— Start ENTRIES SUPPLIED —

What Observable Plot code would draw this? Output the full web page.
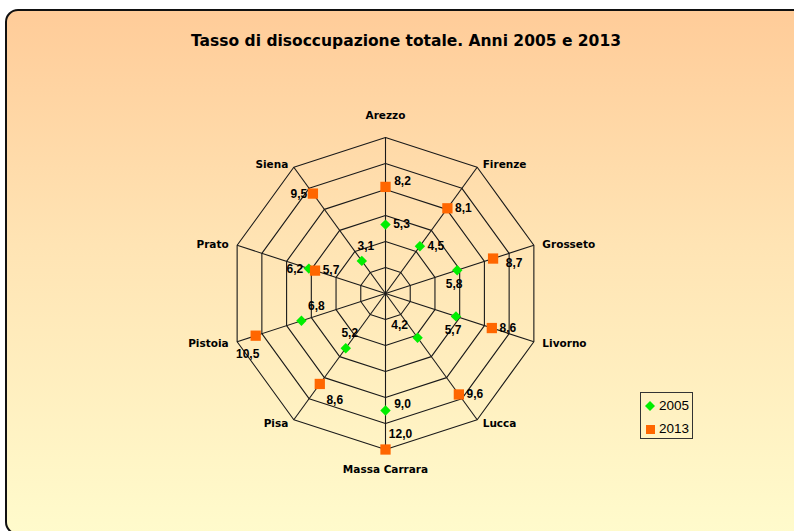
<!DOCTYPE html>
<html>
<head>
<meta charset="utf-8">
<script src="https://cdn.jsdelivr.net/npm/d3@7"></script>
<script src="https://cdn.jsdelivr.net/npm/@observablehq/plot@0.6"></script>
<style>
  html, body { margin: 0; padding: 0; background: #fff; }
  #chart { position: relative; width: 794px; height: 531px; overflow: hidden; background: #fff; }
  #frame { position: absolute; left: 5px; top: 9px; width: 800px; height: 522px;
           border: 2px solid #111; border-radius: 13px;
           background: linear-gradient(to bottom, #FFCC99 0%, #FFE4B4 45%, #FFFBCC 100%); }
  #title { position: absolute; left: 0; width: 812px; top: 32px; text-align: center;
           font-family: "DejaVu Sans", sans-serif; font-weight: bold; font-size: 15.5px; color: #000; }
  #plot { position: absolute; left: 0; top: 0; }
  #legend { position: absolute; left: 640px; top: 392px; width: 51px; height: 45px;
            border: 1px solid #333; font-family: "Liberation Sans", Arial, sans-serif; font-size: 13.5px; }
  .item { position: absolute; left: 0; display: flex; align-items: center; }
  .item span { margin-left: 3px; }
</style>
</head>
<body>
<div id="chart">
  <div id="frame"></div>
  <div id="title">Tasso di disoccupazione totale. Anni 2005 e 2013</div>
  <div id="plot"></div>
  <div id="legend"></div>
</div>
<script>
// ---- data ----
const categories = ["Arezzo", "Firenze", "Grosseto", "Livorno", "Lucca", "Massa Carrara", "Pisa", "Pistoia", "Prato", "Siena"];
const values2005 = [5.3, 4.5, 5.8, 5.7, 4.2, 9.0, 5.2, 6.8, 6.2, 3.1];
const values2013 = [8.2, 8.1, 8.7, 8.6, 9.6, 12.0, 8.6, 10.5, 5.7, 9.5];
const seriesNames = ["2005", "2013"];
const ringLevels = [2, 4, 6, 8, 10, 12];
// label placement names per point (layout only)
const labelPos2005 = ["r", "r", "b", "b", "tl", "ur", "t", "tr", "l", "t"];
const labelPos2013 = ["ur", "r", "rd", "r", "r", "tr", "br", "bl", "r", "l"];

// ---- layout ----
const W = 794, H = 531, CX = 385, CY = 293, K = 13; // px per unit
const maxV = d3.max(ringLevels);
const offsets = {r: [16, 0], l: [-14, 1], b: [-3, 14], t: [4, -15], tr: [15, -15], ur: [17, -6],
                 rd: [21, 5], br: [15, 16], bl: [-8, 18], tl: [-18, -13]};
const n = categories.length;
const ang = i => i * 2 * Math.PI / n;
const px = (i, v) => v * Math.sin(ang(i));
const py = (i, v) => v * Math.cos(ang(i));
const fmt = v => v.toFixed(1).replace(".", ",");

const rings = ringLevels.flatMap(lv => d3.range(n + 1).map(i => ({lv, x: px(i % n, lv), y: py(i % n, lv)})));
const spokes = categories.map((c, i) => ({x: px(i, maxV), y: py(i, maxV)}));

const points = (vals, pos, s) => vals.map((v, i) => {
  const [dx, dy] = offsets[pos[i]];
  return {s, cat: categories[i], v, x: px(i, v), y: py(i, v), lx: px(i, v) + dx / K, ly: py(i, v) - dy / K, label: fmt(v)};
});
const p2005 = points(values2005, labelPos2005, seriesNames[0]);
const p2013 = points(values2013, labelPos2013, seriesNames[1]);

const catLabels = categories.map((c, i) => {
  const s = Math.sin(ang(i)), co = Math.cos(ang(i));
  let anchor, dx = 0, dy;
  if (Math.abs(s) < 0.01) { anchor = "middle"; dy = co > 0 ? -22 : 20; }
  else { anchor = s > 0 ? "start" : "end"; dx = (Math.abs(s) < 0.7 ? 5.5 : 8.5) * Math.sign(s); dy = -4.2 * co + 0.5; }
  return {c, anchor, x: px(i, maxV) + dx / K, y: py(i, maxV) - dy / K};
});

const labelFont = {fontFamily: "'DejaVu Sans', sans-serif", fontWeight: "bold", fontSize: 10.5, fill: "#000"};
const valueFont = {fontFamily: "'Liberation Sans', Arial, sans-serif", fontWeight: "bold", fontSize: 12, fill: "#000"};

const plot = Plot.plot({
  width: W, height: H, margin: 0,
  style: {background: "transparent", overflow: "visible"},
  x: {domain: [-CX / K, (W - CX) / K], range: [0, W], axis: null},
  y: {domain: [-(H - CY) / K, CY / K], range: [H, 0], axis: null},
  marks: [
    Plot.line(rings, {x: "x", y: "y", z: "lv", stroke: "#1a1a1a", strokeWidth: 1.1}),
    Plot.link(spokes, {x1: 0, y1: 0, x2: "x", y2: "y", stroke: "#1a1a1a", strokeWidth: 1.1}),
    ...["middle", "start", "end"].map(a =>
      Plot.text(catLabels.filter(d => d.anchor === a), {x: "x", y: "y", text: "c", textAnchor: a, lineAnchor: "middle", ...labelFont})),
    Plot.dot(p2005, {x: "x", y: "y", symbol: "diamond2", r: 4.7, fill: "#00EE00", stroke: "none"}),
    Plot.dot(p2013, {x: "x", y: "y", symbol: "square", r: 5.8, fill: "#FF6600", stroke: "none"}),
    Plot.text(p2005, {x: "lx", y: "ly", text: "label", textAnchor: "middle", lineAnchor: "middle", ...valueFont}),
    Plot.text(p2013, {x: "lx", y: "ly", text: "label", textAnchor: "middle", lineAnchor: "middle", ...valueFont})
  ]
});
document.getElementById("plot").appendChild(plot);

// legend
const legend = document.getElementById("legend");
const legendItems = [
  {name: seriesNames[0], shape: `<svg width="12" height="12"><path d="M6,1L11,6L6,11L1,6Z" fill="#00EE00"/></svg>`, top: 5},
  {name: seriesNames[1], shape: `<svg width="12" height="12"><rect x="2" y="2" width="9" height="9" fill="#FF6600"/></svg>`, top: 28}
];
legendItems.forEach(it => {
  const d = document.createElement("div");
  d.className = "item";
  d.style.top = it.top + "px";
  d.style.left = "3px";
  d.innerHTML = it.shape + `<span>${it.name}</span>`;
  legend.appendChild(d);
});
</script>
</body>
</html>
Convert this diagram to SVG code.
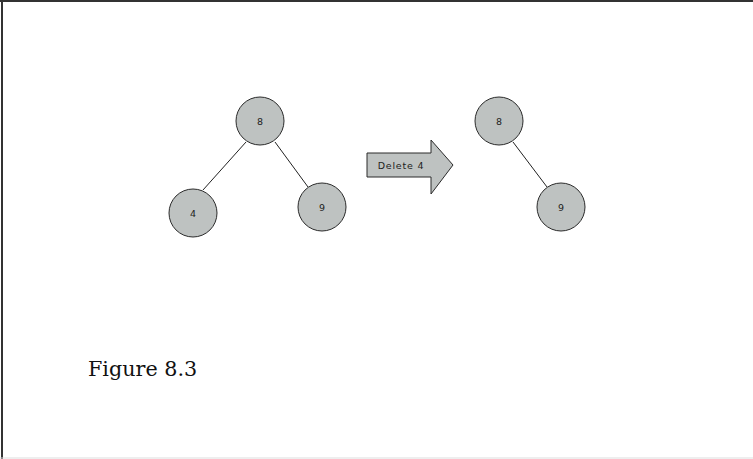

— End ENTRIES SUPPLIED —

### WRITTEN TASK
Which lines contain the word "this"? Copy each one.

### WRITTEN SOLUTION
What Observable Plot code would draw this? Output the full web page.
Convert this diagram to SVG code.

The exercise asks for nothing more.